Richard Simmons, America’s favorite fitness guru circa the 1980s, is suing the National Enquirer for libel based on the publication’s claim that Simmons is living as a transgender woman.

A member of Sacramento’s Oklevueha Native American Sugarleaf Rastafarian Church was arrested at Stockton Airport in California and charged with possession and intent to distribute marijuana. He claims that the marijuana is a sacrament and therefore protected by the Religious Freedom Restoration Act (RFRA). RFRA protects peyote (a hallucinogenic substance made from a cactus) use for Native religions, but not marijuana use. We’ll see what the court has to say.
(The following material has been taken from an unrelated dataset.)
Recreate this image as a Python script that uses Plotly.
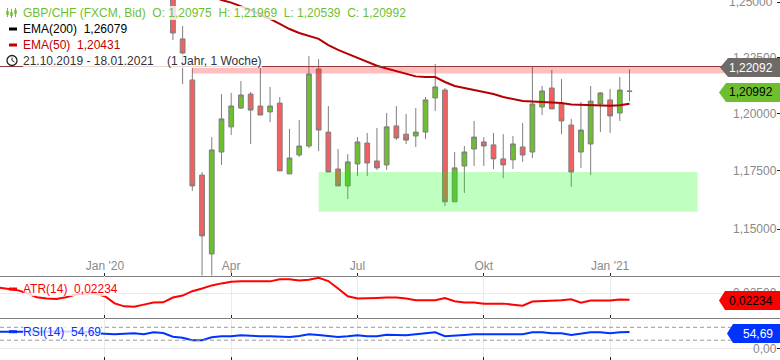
import plotly.graph_objects as go
import pandas as pd
import math

# ---------- data ----------
first_candle = "2020-02-24"
opens = [1.2540,1.2334,1.2149,1.1731,1.1395,1.1831,1.1941,1.2024,1.2086,1.2033,1.2007,1.2046,1.1736,1.1818,1.1857,1.2198,
         1.1918,1.1757,1.1684,1.1779,1.1870,1.1792,1.1775,1.1945,1.1909,1.1901,1.1918,1.2069,1.2104,1.1616,1.1770,1.1844,
         1.1875,1.1862,1.1801,1.1797,1.1853,1.1831,1.2029,1.2113,1.2042,1.1949,1.1831,1.1866,1.2042,1.2060,1.2002,1.20975]
highs = [1.2560,1.2393,1.2203,1.1744,1.1896,1.2086,1.2091,1.2144,1.2095,1.2203,1.2118,1.2073,1.1932,1.1971,1.2257,1.2243,
         1.2033,1.1844,1.1822,1.1896,1.1914,1.1936,1.2002,1.2033,1.1998,1.2024,1.2073,1.2221,1.2113,1.1831,1.1857,1.1967,
         1.1896,1.1914,1.1909,1.1901,1.1958,1.2207,1.2122,1.2194,1.2153,1.1976,1.2051,1.2122,1.2095,1.2109,1.2162,1.21969]
lows = [1.2329,1.2131,1.1663,1.1287,1.1287,1.1775,1.1905,1.2020,1.1866,1.1993,1.1962,1.1749,1.1736,1.1809,1.1848,1.1835,
        1.1744,1.1684,1.1628,1.1727,1.1727,1.1753,1.1753,1.1883,1.1866,1.1853,1.1887,1.2011,1.1598,1.1616,1.1654,1.1770,
        1.1770,1.1757,1.1718,1.1757,1.1788,1.1805,1.1993,1.2020,1.1909,1.1680,1.1762,1.1731,1.1918,1.1914,1.1967,1.20539]
closes = [1.2361,1.2270,1.1684,1.1471,1.1840,1.1976,1.2033,1.2082,1.2015,1.1993,1.2033,1.1749,1.1805,1.1857,1.2176,1.1927,
          1.1744,1.1684,1.1788,1.1875,1.1783,1.1762,1.1941,1.1892,1.1883,1.1918,1.2060,1.2118,1.1616,1.1762,1.1831,1.1896,
          1.1857,1.1801,1.1775,1.1866,1.1818,1.2042,1.2100,1.2020,1.1967,1.1744,1.1927,1.2055,1.2091,1.1989,1.2104,1.20992]
ema50 = [1.2604,1.2586,1.2567,1.2549,1.2530,1.2512,1.2500,1.2484,1.2466,1.2443,1.2425,1.2402,1.2379,1.2361,1.2347,1.2334,
         1.2306,1.2284,1.2266,1.2248,1.2230,1.2213,1.2200,1.2189,1.2176,1.2165,1.2162,1.2162,1.2140,1.2122,1.2113,1.2104,
         1.2095,1.2086,1.2073,1.2064,1.2055,1.2053,1.2051,1.2051,1.2046,1.2040,1.2038,1.2035,1.2035,1.2034,1.2036,1.20431]
first_week = "2019-10-21"
atr14 = [.02733,.02692,.02623,.02500,.02336,.02283,.02267,.02336,.02447,.02500,.02488,.02377,.02091,.01968,.01956,.02038,
         .02120,.02132,.02324,.02406,.02582,.02692,.02815,.02897,.02962,.02979,.02979,.02979,.02979,.03060,.03060,.03019,
         .03044,.03126,.02991,.02692,.02377,.02283,.02283,.02308,.02324,.02324,.02283,.02214,.02214,.02214,.02308,.02173,
         .02120,.02120,.02079,.02079,.02079,.02038,.01997,.02161,.02173,.02173,.02214,.02255,.02120,.02201,.02201,.02201,
         .02242,.02234]
rsi14 = [55,55,55,54,54,55,57,56,55,54,50,47.7,46.7,48.7,50,46.7,53.3,51,38.7,35.3,26.7,26.7,36.7,40,40,43.3,41,40,40,37.7,
         37.7,41,46.7,44.3,41,37.7,40,43.3,40,40,45.3,43.3,43.3,46.7,50,53.3,40,43.3,44.3,46.7,46.7,44.3,44.3,46.7,46.7,53.3,
         53.3,50,50,44.3,47.7,53.3,53.3,50,53.3,54.69]
quarter_dates = ["2020-01-06","2020-04-06","2020-07-06","2020-10-05","2021-01-04"]
quarter_labels = ["Jan '20","Apr","Jul","Okt","Jan '21"]
price_ticks = [1.15,1.175,1.20,1.225,1.25]
resistance_top, resistance_low = 1.22092, 1.2178
support_top, support_low = 1.1744, 1.1573
support_start, support_end = "2020-06-08", "2021-03-08"
resistance_start, resistance_end = "2020-03-09", "2021-03-27"
rsi_levels = [70, 27]

assert len(opens)==len(highs)==len(lows)==len(closes)==len(ema50)
assert len(atr14)==len(rsi14)==66

W, H = 780, 360
candle_dates = pd.date_range(first_candle, periods=len(opens), freq="7D")
week_dates = pd.date_range(first_week, periods=len(atr14), freq="7D")
GREEN, RED_C, EDGE, GREY_T = "#6EBF30", "#F45F5F", "#7F7F7F", "#8A8A8A"
FONT = "Liberation Sans"
px_x = lambda x: x / W
px_y = lambda y: 1 - y / H

fig = go.Figure()
fig.add_trace(go.Candlestick(
    x=candle_dates, open=opens, high=highs, low=lows, close=closes,
    increasing=dict(fillcolor=GREEN, line=dict(color=EDGE, width=1)),
    decreasing=dict(fillcolor=RED_C, line=dict(color=EDGE, width=1)),
    whiskerwidth=0, xaxis="x", yaxis="y", showlegend=False))
fig.add_trace(go.Scatter(x=candle_dates, y=ema50, mode="lines", line=dict(color="#B40000", width=2),
                         xaxis="x", yaxis="y", showlegend=False))
fig.add_trace(go.Scatter(x=week_dates, y=atr14, mode="lines", line=dict(color="#FF0000", width=2),
                         xaxis="x2", yaxis="y2", showlegend=False))
fig.add_trace(go.Scatter(x=week_dates, y=rsi14, mode="lines", line=dict(color="#0033FF", width=2),
                         xaxis="x3", yaxis="y3", showlegend=False))

shapes = []
# zones
shapes.append(dict(type="rect", xref="x", yref="y", x0=support_start, x1=support_end, y0=support_low, y1=support_top,
                   fillcolor="rgba(0,255,0,0.25)", line_width=0, layer="above"))
shapes.append(dict(type="rect", xref="x", yref="y", x0=resistance_start, x1=resistance_end, y0=resistance_low, y1=resistance_top,
                   fillcolor="rgba(255,0,0,0.25)", line_width=0, layer="above"))
shapes.append(dict(type="line", xref="paper", yref="y", x0=0, x1=px_x(722), y0=resistance_top, y1=resistance_top,
                   line=dict(color="#8E3A3A", width=1), layer="above"))
for lv in rsi_levels:
    shapes.append(dict(type="line", xref="paper", yref="y3", x0=0, x1=1, y0=lv, y1=lv,
                       line=dict(color="#999999", width=1, dash="4px,3px"), layer="above"))

def tag(x_tip, x_body, y0, y1, color):
    ym = (y0 + y1) / 2
    pts = [(x_tip, ym), (x_body, y0), (W, y0), (W, y1), (x_body, y1)]
    d = "M " + " L ".join(f"{px_x(a):.5f},{px_y(b):.5f}" for a, b in pts) + " Z"
    shapes.append(dict(type="path", xref="paper", yref="paper", path=d, fillcolor=color, line_width=0, layer="above"))

tag(720, 728, 58, 77, "#6E6A67")
tag(719, 726, 83, 102, GREEN)
tag(719, 725, 291, 310, "#FF0000")
tag(727, 733, 324, 343, "#0033FF")

def dash(y, color):
    shapes.append(dict(type="rect", xref="paper", yref="paper", x0=px_x(9), x1=px_x(17), y0=px_y(y-1.5), y1=px_y(y+1.5),
                       fillcolor=color, line_width=0, layer="above"))

ann = []
def label(x, y, text, color, bg="rgba(255,255,255,0.8)", anchor="left"):
    ann.append(dict(xref="paper", yref="paper", x=px_x(x), y=px_y(y), text=text, showarrow=False,
                    xanchor=anchor, yanchor="middle", font=dict(family=FONT, size=12, color=color),
                    bgcolor=bg, borderpad=0, borderwidth=0))

sp = "\u00a0\u00a0"
label(23, 13, f"GBP/CHF (FXCM, Bid){sp}O: 1,20975{sp}H: 1,21969{sp}L: 1,20539{sp}C: 1,20992", GREEN)
label(23, 29, f"EMA(200){sp}1,26079", "#000000")
label(23, 45, f"EMA(50){sp}1,20431", "#C00000")
label(23, 61, f"21.10.2019 - 18.01.2021{sp}{sp}(1 Jahr, 1 Woche)", "#333333")
label(23, 289, f"ATR(14){sp}0,02234", "#FF0000")
label(23, 331.5, f"RSI(14){sp}54,69", "#0033FF")
label(773, 2.5, "1,25000", GREY_T, "rgba(0,0,0,0)", "right")
label(773, 67.5, "1,22092", "#FFFFFF", "rgba(0,0,0,0)", "right")
label(773, 92.5, "1,20992", "#000000", "rgba(0,0,0,0)", "right")
label(773, 300.5, "0,02234", "#000000", "rgba(0,0,0,0)", "right")
label(773, 333.5, "54,69", "#FFFFFF", "rgba(0,0,0,0)", "right")

dash(29, "#000000"); dash(45, "#C00000"); dash(289, "#FF0000"); dash(331.7, "#0033FF")

# candlestick icon
for xc, y0, y1, b0, b1 in [(7.5, 8, 17, 11, 15), (11.5, 9, 18, 12, 16), (15.5, 8, 17, 10, 14)]:
    shapes.append(dict(type="line", xref="paper", yref="paper", x0=px_x(xc), x1=px_x(xc), y0=px_y(y0), y1=px_y(y1),
                       line=dict(color=GREEN, width=1), layer="above"))
    shapes.append(dict(type="rect", xref="paper", yref="paper", x0=px_x(xc-1.2), x1=px_x(xc+1.2), y0=px_y(b0), y1=px_y(b1),
                       fillcolor=GREEN, line_width=0, layer="above"))
# clock icon
shapes.append(dict(type="circle", xref="paper", yref="paper", x0=px_x(7), x1=px_x(17), y0=px_y(55.5), y1=px_y(65.5),
                   line=dict(color="#222222", width=1.3), fillcolor="rgba(0,0,0,0)", layer="above"))
shapes.append(dict(type="path", xref="paper", yref="paper",
                   path=f"M {px_x(12):.5f},{px_y(57.5):.5f} L {px_x(12):.5f},{px_y(60.5):.5f} L {px_x(14.5):.5f},{px_y(62):.5f}",
                   line=dict(color="#222222", width=1), layer="above"))

x_common = dict(type="date", range=["2019-10-22 10:00", "2021-05-06 10:00"], tickmode="array",
                tickvals=quarter_dates, ticktext=quarter_labels, ticks="inside", ticklen=3, tickcolor="#222222",
                tickfont=dict(family=FONT, size=12, color=GREY_T), zeroline=False)
y_common = dict(side="right", ticks="inside", ticklen=3, tickcolor="#222222", ticklabelposition="inside",
                tickfont=dict(family=FONT, size=12, color=GREY_T), zeroline=False, fixedrange=True,
                showline=False, tickmode="array")

fig.update_layout(
    width=W, height=H, autosize=False, margin=dict(l=0, r=0, t=0, b=0), paper_bgcolor="white", plot_bgcolor="white",
    separators=",.", showlegend=False, shapes=shapes, annotations=ann, boxmode="overlay", boxgap=0.3,
    xaxis=dict(x_common, anchor="y", rangeslider=dict(visible=False), showgrid=False, showline=True, linecolor="#808080",
               linewidth=1, ticklabelposition="inside"),
    xaxis2=dict(x_common, anchor="y2", matches="x", showgrid=True, gridcolor="#EAEAEA", showticklabels=False, showline=True,
                linecolor="#808080", linewidth=1),
    xaxis3=dict(x_common, anchor="y3", matches="x", showgrid=True, gridcolor="#EAEAEA", showticklabels=False, showline=False),
    yaxis=dict(y_common, type="log", anchor="x", domain=[1-275.5/H, 1],
               range=[math.log10(1.1305), math.log10(1.2512)], tickvals=price_ticks, tickformat=".5f", showgrid=False),
    yaxis2=dict(y_common, anchor="x2", domain=[1-317.5/H, 1-276/H], range=[0.01518, 0.03196],
                tickvals=[0.025], tickformat=".5f", showgrid=True, gridcolor="#EAEAEA"),
    yaxis3=dict(y_common, anchor="x3", domain=[0, 1-318/H], range=[-39, 101],
                tickvals=[0], tickformat=".2f", showgrid=True, gridcolor="#EAEAEA"),
)

fig.write_html("out.html", config=dict(displayModeBar=False),
               post_script="document.body.style.margin='0';document.body.style.overflow='hidden';")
A lawsuit filed by the ACLU alleges that law enforcement in Madison County, Mississippi, one of the most segregated areas in the country, has “implemented a coordinated top-down program of methodically targeting Black individuals for suspicionless searches and seizures,” in an effort to keep the county segregated. Isn’t postracial America grand?

In West Virginia, anti-LGBTQ assaults aren’t a hate crime under state law, according to its Supreme Court.
Hillary Lynne Burgess, a former visiting law professor at the Appalachian School of Law in Virginia, is suing the school under Title IX of the Education Amendments Act of 1972, claiming that the school failed to protect her from an aggressive and disruptive student who allegedly groped other classmates and drugged and raped another staff member. Burgess alleges that the school was indifferent to her concerns and retaliated against her by making her do extra work without compensation.

Now that Trump is president, Texas is asking the government for federal money to support the state women’s health program, which it decimated after Obama pulled funding because Texas barred Planned Parenthood as a provider. Texas is pressing its luck and will probably succeed.

Last week, the NAACP Legal Defense and Educational Fund filed Freedom of Information Act requests with the U.S. Department of Justice and the White House’s Office of Management and Budget in response to the “Election Integrity Commission” recently announced by Trump to investigate his false claims of rampant voter fraud during the 2016 election.